Jim Carl

Jim Carl

November 07, 2013

Long-time staff member a valuable resource for students

Last month’s opening of our Student Services Building has been one of the highlights of an exciting fall semester at SIU. The building, paid for by students, creates a beautiful new front door to the campus and reflects our commitment to their success.

The building’s design encourages greater collaboration among staff as they meet the needs of our students. Key services are now in one location – including undergraduate admissions, University College, financial aid, registrar, bursar, and the Graduate School, with other offices moving there in the weeks ahead. When all the moves are complete, the building will house 19 departments and more than 400 staff. Some of those departments were spread out over campus. Others had been housed in Woody Hall.

Jim Carl, associate director of undergraduate admissions, knows Woody Hall inside and out. It opened in 1953 as SIU’s first women’s dormitory and was converted to offices in 1968. A two-degree graduate of SIU, Jim learned his way around it as a student beginning in 1977. And as the longest-serving employee in Woody Hall -- 29 years – Jim was familiar with its many limitations, including the heating and cooling systems, technology, mechanical systems, and the challenges of finding your way around. I can attest to that.

During his career in Woody Hall, Jim worked in many of the offices associated with admissions and enrollment management, including records, tuition and fees, and the registrar’s office. His current responsibilities include monitoring and reporting critical enrollment data each week to me and other members of our leadership team. The detail he shares about student applications and registrations for the approaching semester helps us assess trends in all of our colleges and additional steps we need to take to continue building enrollment.

His extensive experience allows Jim to see the big picture, and that makes him a valuable resource for students. He appreciates opportunities to counsel students, explaining, for example, how a decision to drop a class could affect their financial aid, or helping them work through issues with class registration or eligibility for graduation.

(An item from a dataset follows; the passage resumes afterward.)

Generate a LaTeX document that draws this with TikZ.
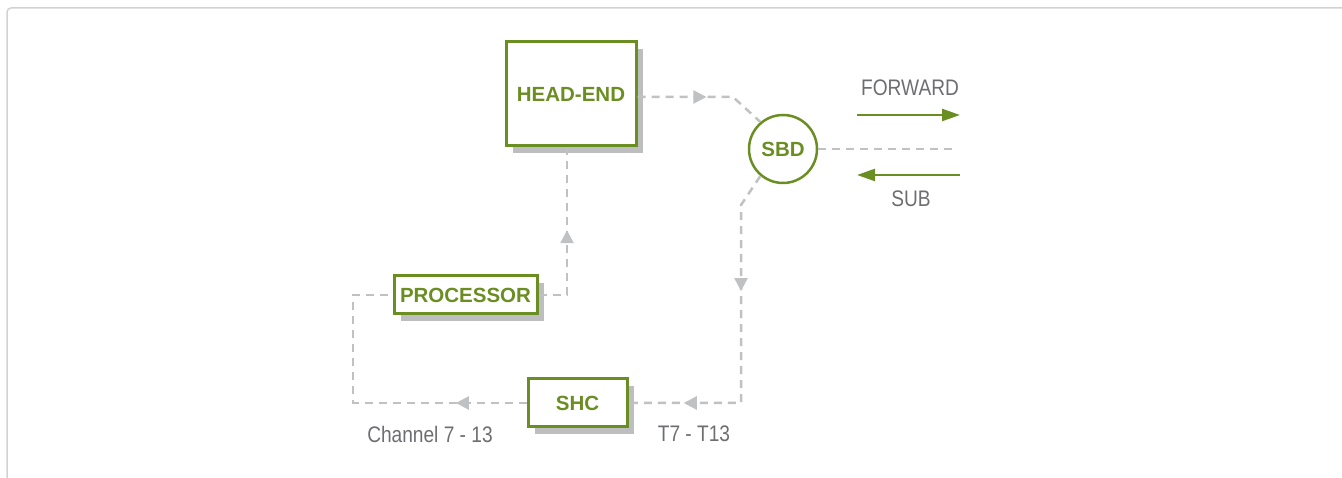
\documentclass[tikz,border=0pt]{standalone}
\usepackage{fontspec}
\setmainfont{Liberation Sans}
\newfontfamily\narrowfont[FakeStretch=0.85]{Liberation Sans}
\usetikzlibrary{positioning,shadows,arrows.meta,decorations.markings}
\definecolor{leaf}{RGB}{107,142,35}
\definecolor{dashgray}{RGB}{192,193,195}
\definecolor{shade}{RGB}{188,190,192}
\definecolor{txtgray}{RGB}{109,110,113}
\definecolor{framegray}{RGB}{210,210,210}

\begin{document}
\begin{tikzpicture}[x=1pt,y=1pt,
	box/.style={draw=leaf,line width=3pt,fill=white,text=leaf,inner sep=0pt,
		font=\bfseries\fontsize{20.5}{24}\selectfont,
		drop shadow={shadow xshift=7pt,shadow yshift=-7pt,fill=shade,opacity=1}},
	hub/.style={circle,draw=leaf,line width=2.5pt,fill=white,text=leaf,inner sep=0pt,
		minimum size=68pt,font=\bfseries\fontsize{20.5}{24}\selectfont},
	link/.style={draw=dashgray,line width=2.5pt,dash pattern=on 8pt off 6pt},
	tipat/.style={postaction={decorate,decoration={markings,
		mark=at position #1 with {\arrow[dashgray]{Triangle[length=13pt,width=13pt]}}}}},
	flow/.style={draw=leaf,line width=2.5pt,-{Triangle[length=18pt,width=12pt]}},
	tag/.style={text=txtgray,font=\narrowfont\fontsize{22.5}{26}\selectfont}]
	\useasboundingbox (0,0) rectangle (1342,478);
	\draw[framegray,line width=1.5pt,rounded corners=4pt] (7,-5) -- (7,470) -- (1360,470);

	\node[box,minimum width=130pt,minimum height=104pt] (head) at (571,384) {HEAD-END};
	\node[hub] (sbd) at (783,329) {SBD};
	\node[box,minimum width=143pt,minimum height=38pt] (proc) at (465.5,183) {PROCESSOR};
	\node[box,minimum width=99pt,minimum height=48pt] (shc) at (577.5,75) {SHC};

	\coordinate (tail) at (955,329);
	\coordinate (fwdA) at (857,363);
	\coordinate (fwdB) at (960,363);
	\coordinate (subA) at (960,303);
	\coordinate (subB) at (857,303);
	\node[tag] (fwd) at (910,390) {FORWARD};
	\node[tag] (sub) at (911,279) {SUB};
	\node[tag] (chan) at (430,44) {Channel 7 - 13};
	\node[tag] (taps) at (694,44) {T7 - T13};

	\draw[link,tipat=0.52] ([yshift=-3pt]head.east) -- (733,381) -- (sbd.130);
	\draw[link] (sbd.east) -- (tail);
	\draw[link,tipat=0.35,tipat=0.84] (sbd.230) -- (741,273) -- (741,75) -- (shc.east);
	\draw[link,tipat=0.22] (shc.west) -- (353,75) -- (353,183) -- (proc.west);
	\draw[link,tipat=0.53] (proc.east) -| ([xshift=-4pt]head.south);
	\draw[flow] (fwdA) -- (fwdB);
	\draw[flow] (subA) -- (subB);
\end{tikzpicture}
\end{document}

“Having been in all these different functions, I know what makes it all work,” he said. “I have had opportunities to figure things out so we can help students. There’s a teaching moment to a lot of what we do, explaining to students how things fit together. The problem-solving is the most satisfying part of what I do.”

Like all of us, Jim also knows that appearances do matter to prospective students and their families. With its advancing age, Woody Hall did not create a positive first impression.

“There were times that I would be really embarrassed taking a family from one part of the building to another,” Jim said. “There was no way to hide what it looked like.”

That is no longer an issue. I like to say that the Student Services Building has a real “wow” factor. And while they may be in a new building, what has not changed is Jim’s commitment and that of his fellow staff members to helping our students realize their dreams.